Friday, September 12, 2008

Burn After Reading

After NO COUNTRY FOR OLD MEN, I think we’d all appreciate something lighter from the Coen Brothers. Well, relatively speaking. Putting their darkly comic twist on the paranoid thriller, the Coens give us BURN AFTER READING, a film that raises questions and staunchly refuses to answer them. Featuring spirited performances by an energetic ensembles and flashes of genuine Coen genius, BURN AFTER READING may not be the new American classic, but we’re having too much fun to care.

The whole ordeal begins when CIA analyst Osborne Cox (John Malkovich) is unceremoniously dismissed, with his superiors citing his drinking as the problem. In his malaise he decides to write his memoirs, much to the chagrin of his cold and detached wife Katie (Tilda Swinton). Meanwhile, some of Cox’s personal files end up in the possession of two gym workers. One is the dispirited Linda Litzke (Frances McDormand), who is trying to finance some cosmetic surgeries. The other is bright, chipper and mostly clueless trainer Chad (Brad Pitt) who jumps at the sign of excitement. As they begin their mission to blackmail Cox, Linda becomes involved with womanizer Harry Pfaffer (George Clooney) who is also having an affair with Katie. And if you think this sounds convoluted, you’ve only cracked the surface.

The Coens have set out to create the most ridiculously complex plot they could, and they’ve succeeded with flying colors. Late in the film, when two agents muse how pointlessly confusing the whole thing is the audience is right there with them. The entire film is an hour and a half of pointless confusion, but it couldn’t be more hilarious. When events take the trademark dark Coen Brothers twist, the film becomes even more convoluted. It relentlessly parodies the look-over-your-shoulder paranoid thrillers and the every-word-has-a-hidden-meaning spy films that is purposely loses itself as it winds to a ludicrously messy finale.
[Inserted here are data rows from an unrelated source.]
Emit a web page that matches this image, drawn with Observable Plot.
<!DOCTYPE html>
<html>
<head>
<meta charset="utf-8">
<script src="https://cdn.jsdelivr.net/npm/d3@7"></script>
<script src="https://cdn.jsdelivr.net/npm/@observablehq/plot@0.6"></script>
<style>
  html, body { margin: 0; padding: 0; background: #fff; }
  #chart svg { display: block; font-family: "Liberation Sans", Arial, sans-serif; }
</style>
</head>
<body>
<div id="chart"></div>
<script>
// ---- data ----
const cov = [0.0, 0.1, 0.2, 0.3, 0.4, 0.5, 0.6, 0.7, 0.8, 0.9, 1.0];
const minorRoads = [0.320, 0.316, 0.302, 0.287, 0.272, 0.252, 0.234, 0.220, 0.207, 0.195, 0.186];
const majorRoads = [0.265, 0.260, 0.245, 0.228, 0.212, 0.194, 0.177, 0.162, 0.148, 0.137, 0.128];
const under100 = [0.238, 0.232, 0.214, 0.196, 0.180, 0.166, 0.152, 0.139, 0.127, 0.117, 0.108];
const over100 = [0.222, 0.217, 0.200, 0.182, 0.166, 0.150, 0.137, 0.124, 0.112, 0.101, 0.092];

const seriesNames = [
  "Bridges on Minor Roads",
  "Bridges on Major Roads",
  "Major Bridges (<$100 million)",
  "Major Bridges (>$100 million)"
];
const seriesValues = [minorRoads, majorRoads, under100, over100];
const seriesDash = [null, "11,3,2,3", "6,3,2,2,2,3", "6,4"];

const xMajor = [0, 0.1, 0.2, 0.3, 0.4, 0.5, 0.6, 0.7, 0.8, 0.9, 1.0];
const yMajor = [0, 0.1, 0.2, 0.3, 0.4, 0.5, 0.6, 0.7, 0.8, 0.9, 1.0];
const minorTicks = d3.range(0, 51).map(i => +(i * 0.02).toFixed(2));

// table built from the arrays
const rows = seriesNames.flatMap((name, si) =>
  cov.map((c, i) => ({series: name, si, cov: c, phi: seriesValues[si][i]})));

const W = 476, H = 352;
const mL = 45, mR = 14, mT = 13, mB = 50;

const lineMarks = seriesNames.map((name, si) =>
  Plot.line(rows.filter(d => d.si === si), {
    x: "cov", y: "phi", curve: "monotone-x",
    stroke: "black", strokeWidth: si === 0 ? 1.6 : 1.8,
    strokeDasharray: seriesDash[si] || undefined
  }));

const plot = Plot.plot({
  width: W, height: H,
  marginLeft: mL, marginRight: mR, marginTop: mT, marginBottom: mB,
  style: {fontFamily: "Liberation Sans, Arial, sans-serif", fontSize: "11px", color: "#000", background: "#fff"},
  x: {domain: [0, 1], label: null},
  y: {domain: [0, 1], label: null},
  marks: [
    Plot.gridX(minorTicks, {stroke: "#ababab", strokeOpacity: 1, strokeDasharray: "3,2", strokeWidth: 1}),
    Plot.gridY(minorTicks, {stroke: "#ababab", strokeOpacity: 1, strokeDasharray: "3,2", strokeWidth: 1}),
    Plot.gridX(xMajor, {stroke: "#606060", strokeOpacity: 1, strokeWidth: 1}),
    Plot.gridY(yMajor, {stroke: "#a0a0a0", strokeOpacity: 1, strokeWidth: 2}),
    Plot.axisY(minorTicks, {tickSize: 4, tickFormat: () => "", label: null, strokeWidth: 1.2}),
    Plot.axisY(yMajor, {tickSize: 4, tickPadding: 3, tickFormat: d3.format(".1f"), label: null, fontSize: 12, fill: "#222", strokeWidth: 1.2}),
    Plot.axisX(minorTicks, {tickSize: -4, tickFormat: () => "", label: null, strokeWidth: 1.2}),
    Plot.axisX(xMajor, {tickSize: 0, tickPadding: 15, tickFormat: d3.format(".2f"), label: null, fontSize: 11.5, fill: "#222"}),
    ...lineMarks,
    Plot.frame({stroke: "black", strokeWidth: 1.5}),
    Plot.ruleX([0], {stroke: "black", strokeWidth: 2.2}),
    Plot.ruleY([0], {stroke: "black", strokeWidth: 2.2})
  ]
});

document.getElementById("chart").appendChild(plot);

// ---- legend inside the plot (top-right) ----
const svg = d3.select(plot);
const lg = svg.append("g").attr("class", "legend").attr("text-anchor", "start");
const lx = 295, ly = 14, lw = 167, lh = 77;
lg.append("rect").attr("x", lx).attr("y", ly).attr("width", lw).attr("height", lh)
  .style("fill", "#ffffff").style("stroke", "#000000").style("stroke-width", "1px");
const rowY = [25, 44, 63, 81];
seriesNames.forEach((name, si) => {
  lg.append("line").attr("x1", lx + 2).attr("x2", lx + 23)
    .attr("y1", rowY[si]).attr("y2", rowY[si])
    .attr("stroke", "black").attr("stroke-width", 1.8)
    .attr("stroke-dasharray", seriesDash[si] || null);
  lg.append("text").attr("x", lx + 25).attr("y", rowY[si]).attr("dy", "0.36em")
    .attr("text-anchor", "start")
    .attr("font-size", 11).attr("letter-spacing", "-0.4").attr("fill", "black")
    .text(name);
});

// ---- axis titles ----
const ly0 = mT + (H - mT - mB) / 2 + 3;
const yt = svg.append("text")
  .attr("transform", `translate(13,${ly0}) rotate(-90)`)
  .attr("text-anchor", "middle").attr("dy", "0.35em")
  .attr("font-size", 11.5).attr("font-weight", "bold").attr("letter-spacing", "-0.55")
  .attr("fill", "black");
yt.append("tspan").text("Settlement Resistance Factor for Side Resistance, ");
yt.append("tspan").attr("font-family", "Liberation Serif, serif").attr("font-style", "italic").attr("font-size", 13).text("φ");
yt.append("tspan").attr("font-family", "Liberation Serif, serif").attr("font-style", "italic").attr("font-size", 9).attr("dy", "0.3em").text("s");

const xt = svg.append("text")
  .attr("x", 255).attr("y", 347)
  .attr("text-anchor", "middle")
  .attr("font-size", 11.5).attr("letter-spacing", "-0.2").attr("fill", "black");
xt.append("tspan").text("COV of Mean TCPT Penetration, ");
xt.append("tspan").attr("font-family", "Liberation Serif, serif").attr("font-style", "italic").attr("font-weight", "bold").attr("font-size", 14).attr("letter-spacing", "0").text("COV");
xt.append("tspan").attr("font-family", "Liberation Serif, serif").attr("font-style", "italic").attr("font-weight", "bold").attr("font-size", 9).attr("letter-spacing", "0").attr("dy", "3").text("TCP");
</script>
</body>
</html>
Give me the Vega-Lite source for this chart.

Part of the reason the mess never gets tiring is because of its top-notch cast. Each gifted with characters a step above reality, the lead actors take their parts and run. Every performance is crafted to perfection. From Swinton’s icy wife who instantly sees the worst in everybody to Clooney’s ultra-paranoid bumbling fella who’s in over his head. But fine as these two actors are, they can’t compare to the film’s three leads. Coen Brothers vet McDormand puts in another classic performance that is a masterpiece of earnest lunacy. The audience simultaneously feels for Linda as she laments over her body image and roars with laughter as she bursts into each new twist with blind confidence and an apparent determination to mispronounce names. Malkovich is sways wildly from screaming matches to complete despair in the most exaggerated way possible. But the life of the film lies with Brad Pitt. Chad is a jock who forgot that he graduated from high school, more dedicated to his job and his bicycle than seems humanly possible. He completely shreds his cool-guy personality and still manages to be cool. With his almost giggly outbursts and his pumped dances, he may be the coolest idiot around.

Even if it’s relatively free of the visual inventiveness seen in their other films, BURN AFTER READING packs a punch with its smart script and freewheeling performances. Its jokes are sharp enough to forgive INTOLERABLE CRUELTY and reteaming with a few familiar faces has done wonders for the brothers’ sense of humor. It may not be the most thought-provoking film out there and you’d be hard-pressed to justify why it all happened. But when the results are this fun, who cares?